Multi-step Finish and Hardware
A dye finish highlights the medullary rays of the white oak, and glazing over the dye lends an aged, classic look to this project. Since I decided to use water-based dye, I wetted the desk and top with a spray bottle of distilled water to raise the grain, let them dry, and scuff-sanded with 320-grit sandpaper. That paved the way for the dye stain, which I applied with a terrycloth- wrapped sponge. I used Transtint Golden Brown dye, mixed one ounce per quart of distilled water.
Once the dye dries thoroughly, seal it in with a coat of dewaxed shellac. Scuffsand the seal coat and clean the project with a fresh cheesecloth and compressed air. Now glaze the desk with gel stain; I used General Finishes Antique Walnut.
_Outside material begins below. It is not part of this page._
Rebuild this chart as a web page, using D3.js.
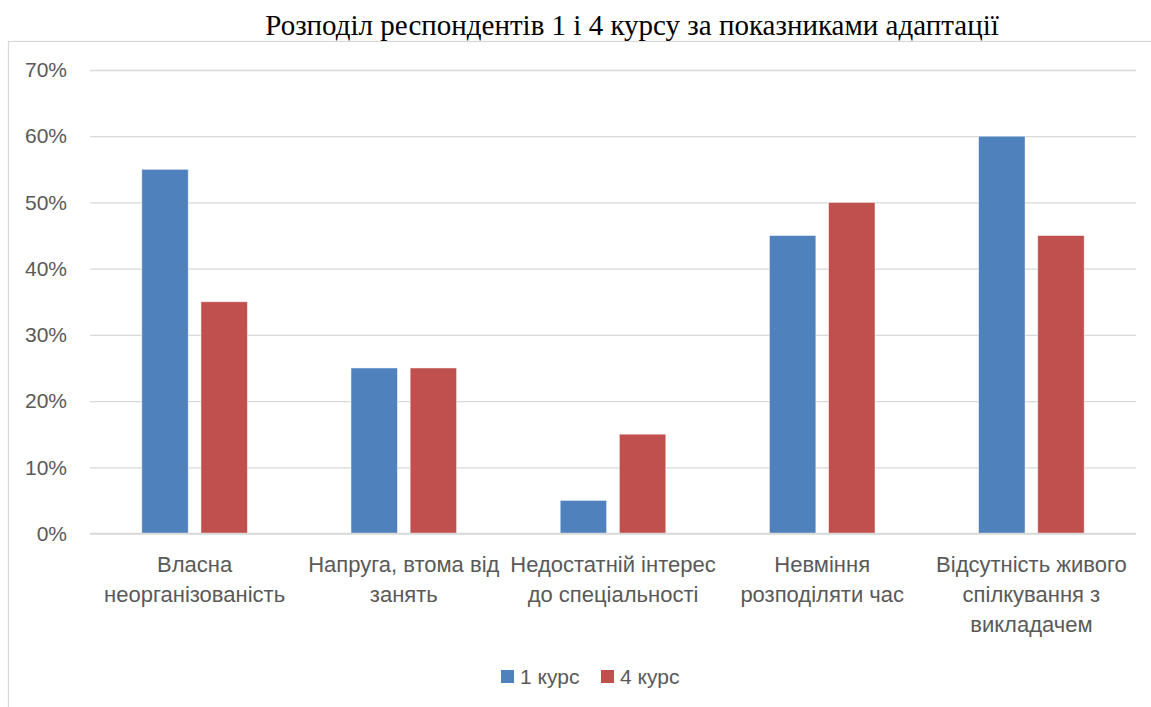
<!DOCTYPE html>
<html>
<head>
<meta charset="utf-8">
<script src="https://cdn.jsdelivr.net/npm/d3@7"></script>
<style>
  body { margin: 0; background: #fff; }
  svg { display: block; }
</style>
</head>
<body>
<svg id="chart" width="1151" height="707"></svg>
<script>
// chart data
var title = "Розподіл респондентів 1 і 4 курсу за показниками адаптації";
var categories = [
    ["Власна", "неорганізованість"],
    ["Напруга, втома від", "занять"],
    ["Недостатній інтерес", "до спеціальності"],
    ["Невміння", "розподіляти час"],
    ["Відсутність живого", "спілкування з", "викладачем"]
];
var seriesNames = ["1 курс", "4 курс"];
var course1 = [0.55, 0.25, 0.05, 0.45, 0.60];
var course4 = [0.35, 0.25, 0.15, 0.50, 0.45];
var yTicks = [0, 0.1, 0.2, 0.3, 0.4, 0.5, 0.6, 0.7];
var colors = ["#4F81BD", "#C0504D"];

var sans = "'Liberation Sans', Arial, sans-serif";
var svg = d3.select("#chart");

// frame of the chart area
svg.append("rect")
    .attr("x", 8.5).attr("y", 41.5)
    .attr("width", 1160).attr("height", 700)
    .attr("fill", "none")
    .attr("stroke", "#D9D9D9")
    .attr("stroke-width", 1.3);

svg.append("text")
    .attr("x", 632).attr("y", 35)
    .attr("text-anchor", "middle")
    .style("font-family", "'Liberation Serif', 'Times New Roman', serif")
    .style("font-size", "29px")
    .attr("fill", "#000")
    .text(title);

var margin = { top: 70, left: 90, right: 1136, bottom: 533.5 };

var x = d3.scaleBand()
    .domain(d3.range(categories.length))
    .range([margin.left, margin.right]);

var y = d3.scaleLinear()
    .domain([0, 0.7])
    .range([margin.bottom, margin.top]);

// gridlines + tick labels
var yAxis = d3.axisLeft(y)
    .tickValues(yTicks)
    .tickFormat(d3.format(".0%"))
    .tickSize(-(margin.right - margin.left))
    .tickPadding(23);

var gy = svg.append("g")
    .attr("transform", "translate(" + margin.left + ",0)")
    .call(yAxis);
gy.select(".domain").remove();
gy.selectAll(".tick line").attr("stroke", "#D9D9D9").attr("stroke-width", 1.3);
gy.selectAll(".tick text")
    .attr("fill", "#595959")
    .style("font-family", sans)
    .style("font-size", "21px");

// bars
var barW = x.bandwidth() * 0.222;
var gap = 12.7;
var series = [course1, course4];

series.forEach(function (vals, s) {
    svg.append("g")
        .selectAll("rect")
        .data(vals)
        .join("rect")
        .attr("x", function (d, i) {
            var c = x(i) + x.bandwidth() / 2;
            return s === 0 ? c - gap / 2 - barW : c + gap / 2;
        })
        .attr("y", function (d) { return y(d); })
        .attr("width", barW)
        .attr("height", function (d) { return y(0) - y(d); })
        .attr("fill", colors[s])
        .attr("stroke", "#fff")
        .attr("stroke-opacity", 0.6)
        .attr("stroke-width", 0.8);
});

// zero line on top of the bars
svg.append("line")
    .attr("x1", margin.left).attr("x2", margin.right)
    .attr("y1", y(0)).attr("y2", y(0))
    .attr("stroke", "#D9D9D9").attr("stroke-width", 1.3);

// category labels
var lab = svg.append("g")
    .selectAll("text")
    .data(categories)
    .join("text")
    .attr("text-anchor", "middle")
    .attr("fill", "#595959")
    .style("font-family", sans)
    .style("font-size", "22px");

lab.selectAll("tspan")
    .data(function (d, i) { return d.map(function (t) { return { t: t, i: i }; }); })
    .join("tspan")
    .attr("x", function (d) { return x(d.i) + x.bandwidth() / 2; })
    .attr("y", function (d, j) { return 572 + j * 30; })
    .text(function (d) { return d.t; });

// legend
var legend = svg.append("g").attr("transform", "translate(501,670)");
var legX = [0, 100];
seriesNames.forEach(function (name, s) {
    legend.append("rect")
        .attr("x", legX[s]).attr("y", 0)
        .attr("width", 13).attr("height", 13)
        .attr("fill", colors[s]);
    legend.append("text")
        .attr("x", legX[s] + 19).attr("y", 14)
        .attr("fill", "#595959")
        .style("font-family", sans)
        .style("font-size", "21px")
        .text(name);
});
</script>
</body>
</html>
When that dried, I sprayed two coats of pre-catalyzed lacquer in a satin sheen. Here’s a trick I borrowed from the automotive finishing industry: wet-sand the final coat with a 1,200- or 1,500-grit soft sanding sponge instead of dry-sanding. It’s a great way to polish the topcoat silky smooth. I do this for most of my furniture finishing now.
It’s amazing how a cheap-looking set of drawer pulls distracts from an otherwise authentic piece, so choose carefully, and pay the extra money for premium pulls. Initially, I planned to use four bronze pyramid drawer pulls. However, when I sketched the project to scale, something didn’t look quite right. The square knobs visually fought the square inlay nearby, so I switched to ring pulls on the small drawers to achieve the look I was after. Complete the project by installing cane webbing.
Add an inkwell and a feather quill, and your desk is ready for use.